In this episode we will be exploring Pronouns and the huge impact they can have on our lives both positively and negatively
Our pronouns are usually one of the first things that we change about ourselves when we begin to socially transition.
And during this time, it can be hard finding pronouns that help us express ourselves.
So when we do find ones that work for us, the response from people in our lives can influence the following steps we take in our transitions.
I know for myself that as I’ve transitioned I’ve experienced mixed responses from the people in my life.
While many people support me and the choices I’ve made, there are still family members who are challenged by my identity. Particularly with using my pronouns.
Gender Neutral Pronouns
IF YOU DO DECIDE TO TAKE THIS STEP DURING YOUR TRANSITION, FEEL GOOD ABOUT TAKING YOUR TIME. EXPLORE PRONOUNS THAT HELP YOU FEEL GOOD ABOUT YOU.
Remember, it’s totally ok to try different ones out until you find what suits you.
You may even choose not to use pronouns at all. Rock that! You don’t have to be defined by a noise made at you.
Just remember that people around you may not use your pronouns. So make a plan for yourself with how you will manage yourself when this happens.
And I say manage yourself because we can’t force people to use the language for us that we may want.
I completely understand that it can feel really shit when folks don’t respect your pronouns. It’s invalidating AF, if we let it be.
But we have a choice that we can make when it comes to how we experience being misgendered.
We can fight the people misgendering us or we can be kind to ourselves. Just remember we each have the ability to give ourselves the love that we need. Instead of seeking it from those around us.
Now I know that this can be far easier to say than to actually practice. But sometimes we need to love ourselves before we ask other people to love us.
And I get that all of this might sound a bit fluffy and mushy.
But to be honest, in my own experience fighting with family members to use my pronouns hasn’t made a difference.
It hasn’t made them use my pronouns.
Also I want to make a point that strangers are very likely going to misgender you. Because we have all been raised in a very binary world.
We all make judgements about others based on their appearances. That’s a very human thing to do.
The difference is with some folks though, they realise they make these judgements. They’ll see that’s only their truth. And they respect others enough to ask questions instead of sticking to their assumptions.
Recognising this can help make things feel less overwhelming and upsetting.
Because it’s exhausting to feel overwhelmed, misunderstood, invalidated, frustrated, angry, anxious and hurt all the time.
It uses so much of our energy being in these emotional states. All the while, the people who have misgendered us are oblivious to the harm they’ve caused.
Managing Being Misgendered
You may find yourself in a similar experience to what I’ve been in, where those around you may be mixed in their use of pronouns.

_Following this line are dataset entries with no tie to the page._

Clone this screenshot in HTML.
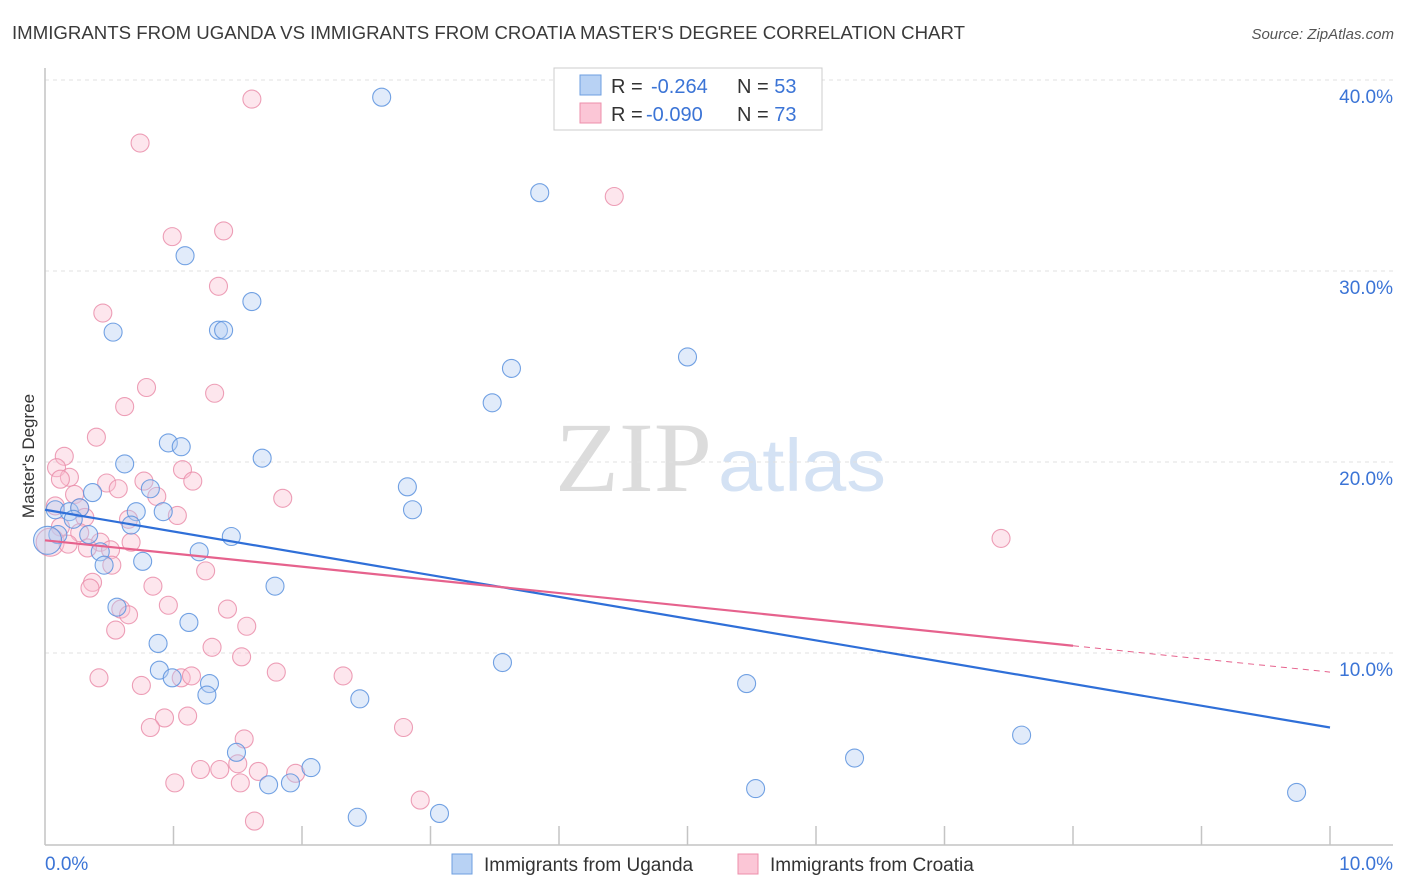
<!DOCTYPE html>
<html><head><meta charset="utf-8">
<style>
body{margin:0;background:#fff;font-family:"Liberation Sans",sans-serif;}
#wrap{position:relative;width:1406px;height:892px;overflow:hidden;}
</style></head>
<body>
<div id="wrap">
<svg id="chart" width="1406" height="892" xmlns="http://www.w3.org/2000/svg">
<text x="12" y="39" font-size="18" fill="#3a3a3a" textLength="953" lengthAdjust="spacingAndGlyphs" font-family="Liberation Sans, sans-serif">IMMIGRANTS FROM UGANDA VS IMMIGRANTS FROM CROATIA MASTER'S DEGREE CORRELATION CHART</text>
<text x="1394" y="39" font-size="15" fill="#555" font-style="italic" text-anchor="end">Source: ZipAtlas.com</text>
<text x="34" y="456" font-size="17" fill="#333" text-anchor="middle" transform="rotate(-90 34 456)">Master's Degree</text>
<g>
<text x="555" y="491" font-size="100" fill="#dcdcdc" font-family="Liberation Serif, serif" textLength="157" lengthAdjust="spacingAndGlyphs">ZIP</text>
<text x="718" y="491" font-size="74" fill="#d4e2f4" textLength="168" lengthAdjust="spacingAndGlyphs">atlas</text>
</g>
<g id="grid"></g>
<g id="axes"></g>
<g id="points"></g>
<g id="trends"></g>
<g>
<rect x="554" y="68" width="268" height="62" fill="#fff" stroke="#ccc"/>
<rect x="580" y="75" width="21" height="20" fill="#b8d2f4" stroke="#6e9fe0"/>
<rect x="580" y="103" width="21" height="20" fill="#fbc6d6" stroke="#ec8fab"/>
<text x="611" y="93" font-size="20" fill="#333">R = </text>
<text x="651" y="93" font-size="20" fill="#3b74d6">-0.264</text>
<text x="737" y="93" font-size="20" fill="#333">N = <tspan fill="#3b74d6">53</tspan></text>
<text x="611" y="121" font-size="20" fill="#333">R = </text>
<text x="646" y="121" font-size="20" fill="#3b74d6">-0.090</text>
<text x="737" y="121" font-size="20" fill="#333">N = <tspan fill="#3b74d6">73</tspan></text>
</g>
<g>
<rect x="452" y="854" width="20" height="20" fill="#b8d2f4" stroke="#6e9fe0"/>
<text x="484" y="871" font-size="19" fill="#333">Immigrants from Uganda</text>
<rect x="738" y="854" width="20" height="20" fill="#fbc6d6" stroke="#ec8fab"/>
<text x="770" y="871" font-size="19" fill="#333">Immigrants from Croatia</text>
</g>
</svg>
</div>
<script>
const yTicks=[10,20,30,40];
const yTickLabels=["10.0%","20.0%","30.0%","40.0%"];
const xTickLabels=["0.0%","10.0%"];
const ugandaX=[2.62,3.85,1.09,1.61,0.53,1.35,1.39,5.0,3.63,3.48,0.96,1.06,0.62,1.69,0.37,0.82,2.82,2.86,0.08,0.19,0.27,0.71,0.92,0.22,0.67,0.1,0.34,1.45,0.02,0.43,1.20,0.76,0.46,1.79,0.56,1.12,0.88,0.89,0.99,1.28,1.26,3.56,5.46,2.45,1.49,2.07,1.74,1.91,2.43,3.07,6.3,7.6,5.53,9.74];
const ugandaY=[39.1,34.1,30.8,28.4,26.8,26.9,26.9,25.5,24.9,23.1,21.0,20.8,19.9,20.2,18.4,18.6,18.7,17.5,17.5,17.4,17.6,17.4,17.4,17.0,16.7,16.2,16.2,16.1,15.9,15.3,15.3,14.8,14.6,13.5,12.4,11.6,10.5,9.1,8.7,8.4,7.8,9.5,8.4,7.6,4.8,4.0,3.1,3.2,1.4,1.6,4.5,5.7,2.9,2.7];
const croatiaX=[1.61,0.74,4.43,0.99,1.39,1.35,0.45,0.79,1.32,0.62,0.4,0.15,0.09,0.19,0.12,1.07,0.77,0.48,0.57,1.15,0.87,0.23,1.85,0.08,0.27,1.03,0.31,0.65,0.12,0.27,7.44,0.67,0.43,0.04,0.18,0.33,0.51,1.25,0.52,0.37,0.35,0.84,0.96,1.42,0.59,0.65,1.57,0.55,1.30,1.53,1.8,0.42,1.06,1.14,2.32,0.75,0.93,1.11,0.82,2.79,1.55,1.21,1.36,1.50,1.66,1.01,1.52,1.95,2.92,1.63];
const croatiaY=[39.0,36.7,33.9,31.8,32.1,29.2,27.8,23.9,23.6,22.9,21.3,20.3,19.7,19.2,19.1,19.6,19.0,18.9,18.6,19.0,18.2,18.3,18.1,17.7,17.6,17.2,17.1,17.0,16.6,16.3,16.0,15.8,15.8,15.8,15.7,15.5,15.4,14.3,14.6,13.7,13.4,13.5,12.5,12.3,12.3,12.0,11.4,11.2,10.3,9.8,9.0,8.7,8.7,8.8,8.8,8.3,6.6,6.7,6.1,6.1,5.5,3.9,3.9,4.2,3.8,3.2,3.2,3.7,2.3,1.2];
const ugandaTrend=[17.5,6.1];
const croatiaTrend=[15.9,9.0];
const croatiaSolidEnd=8.0;

const NS="http://www.w3.org/2000/svg";
const xs=v=>45+v*128.5;
const ys=v=>844-v*19.1;
function mk(tag,attrs,parent){const e=document.createElementNS(NS,tag);for(const k in attrs)e.setAttribute(k,attrs[k]);parent.appendChild(e);return e;}
const grid=document.getElementById('grid'),axes=document.getElementById('axes'),pts=document.getElementById('points'),tr=document.getElementById('trends');
yTicks.forEach((t,i)=>{
 const l=mk('line',{x1:45,x2:1393,y1:ys(t),y2:ys(t),stroke:'#e0e0e0','stroke-dasharray':'4 4'},grid);
 
 
 const tx=mk('text',{x:1393,y:ys(t)+23,'font-size':19,fill:'#3b74d6','text-anchor':'end'},axes);
 tx.textContent=yTickLabels[i];
 
 
});
const ya=mk('line',{x1:45,x2:45,y1:68,y2:845,stroke:'#c4c4c4','stroke-width':1.5},axes);


const xa=mk('line',{x1:45,x2:1393,y1:845,y2:845,stroke:'#c4c4c4','stroke-width':1.5},axes);


for(let i=1;i<=10;i++){
 const t=mk('line',{x1:xs(i),x2:xs(i),y1:826,y2:845,stroke:'#c4c4c4','stroke-width':1.5},axes);
 
 
}
[[0,'start',45],[10,'end',1393]].forEach((a,i)=>{
 const tx=mk('text',{x:a[2],y:870,'font-size':19,fill:'#3b74d6','text-anchor':a[1]},axes);
 tx.textContent=xTickLabels[i];
 
 
});
function drawPts(X,Y,fill,stroke,name){
 X.forEach((x,i)=>{
  const r=(x<0.05)?14:9;
  const c=mk('circle',{cx:xs(x),cy:ys(Y[i]),r:r,fill:fill,'fill-opacity':0.4,stroke:stroke,'stroke-width':1.1,'stroke-opacity':0.85},pts);
  
  
 });
}
drawPts(croatiaX,croatiaY,'#f9c0d1','#ea8eaa','croatia-point');
drawPts(ugandaX,ugandaY,'#b3cdf2','#5b92de','uganda-point');
const cy=v=>croatiaTrend[0]+(croatiaTrend[1]-croatiaTrend[0])*v/10;
const bl=mk('line',{x1:xs(0),y1:ys(ugandaTrend[0]),x2:xs(10),y2:ys(ugandaTrend[1]),stroke:'#2f6fd8','stroke-width':2.2},tr);


const pl=mk('line',{x1:xs(0),y1:ys(cy(0)),x2:xs(croatiaSolidEnd),y2:ys(cy(croatiaSolidEnd)),stroke:'#e6628d','stroke-width':2.2},tr);


const pd=mk('line',{x1:xs(croatiaSolidEnd),y1:ys(cy(croatiaSolidEnd)),x2:xs(10),y2:ys(cy(10)),stroke:'#e6628d','stroke-width':1,'stroke-dasharray':'6 5'},tr);


</script>
</body></html>
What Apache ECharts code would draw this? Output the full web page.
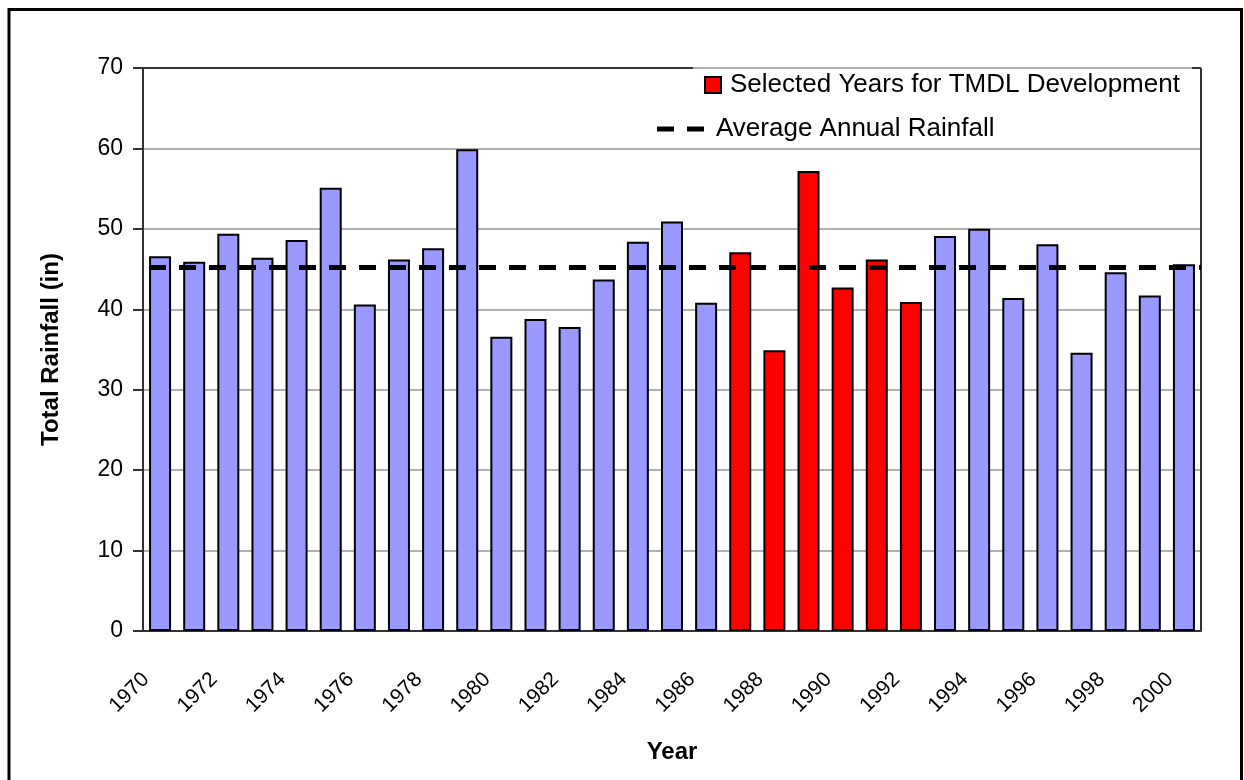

If you so, do your best to find the support and validation you need with folks that will show you how they care by using your correct pronouns.
If your family won’t use your pronouns, it’s ok friend. It hurts like heck but it’s ok. Because what they say and how they act doesn’t need to hurt.
Letting them hurt you with their words just gives them the power. And you don’t have to stay around and take it. You are not someone else’s punching bag.
You are strong and you are valid regardless of what words others use for you. You know who you are and that can never be changed by someone else.